Friends, this is a cautionary tale. What we will do together in a few minutes as we take bread and wine that remind us of the body and blood of Christ, that remind us that we are the body of Christ, “broken” in a way that leads to life. Sadly in some ways, this won’t feel much like a community meal. And while I whole-heartedly believe in the mystical and spiritual presence of Christ in the tangible gifts we eat together today, and whole-heartedly believe that we are taking tangible grace into our bodies and lives, all of that is 14 steps down the historical and theological road from what the Lord’s supper originally was.
The meal that we share is a meal meant to shape us into a community of love, and sharing, and peace.
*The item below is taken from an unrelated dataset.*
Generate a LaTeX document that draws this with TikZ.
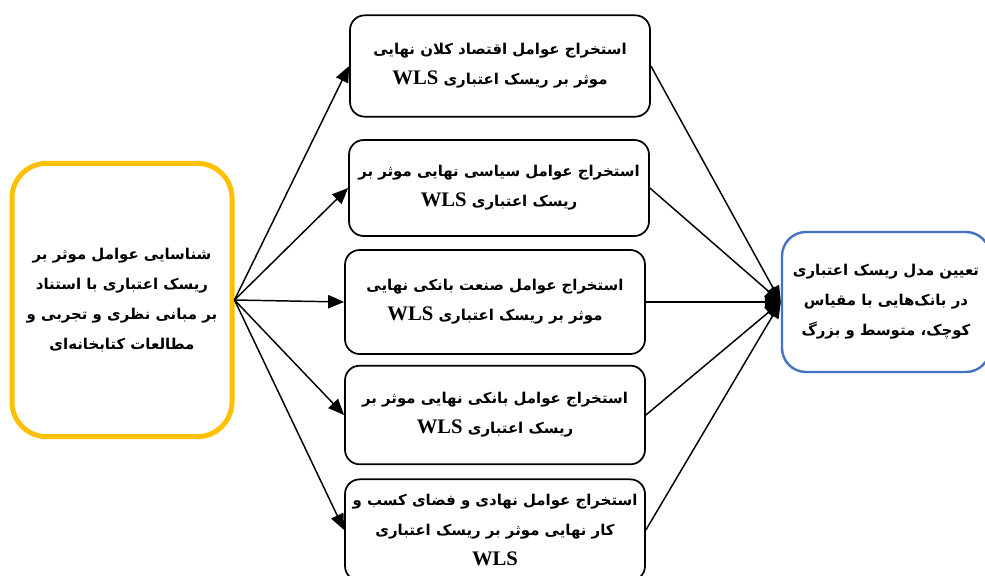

While First Church, Corinth, clearly had some trouble with that, I have to say, I already see countless signs here among First Church, Cambridge, that this meal is doing just that. In fact, I do wonder if that young man walking by on ReGathering Sunday, with a bemused look on his face, might have been saying to himself, from his perspective, “Man, this is a messed-up church.” I hope so. I we seem messed-up in his eyes, which just might mean we are the right path in following the way of Jesus. Yes, I hope so. So, take and eat this day, aware that we are the body of Christ, “broken” in a way that leads to life, and we are now, and will by the grace of God will continue to be, a community of love, and sharing, and peace, no matter how messed-up that is in the eyes of this world.
In the name of the Living God, Father Son and Holy Spirit, Mother of us all. Amen.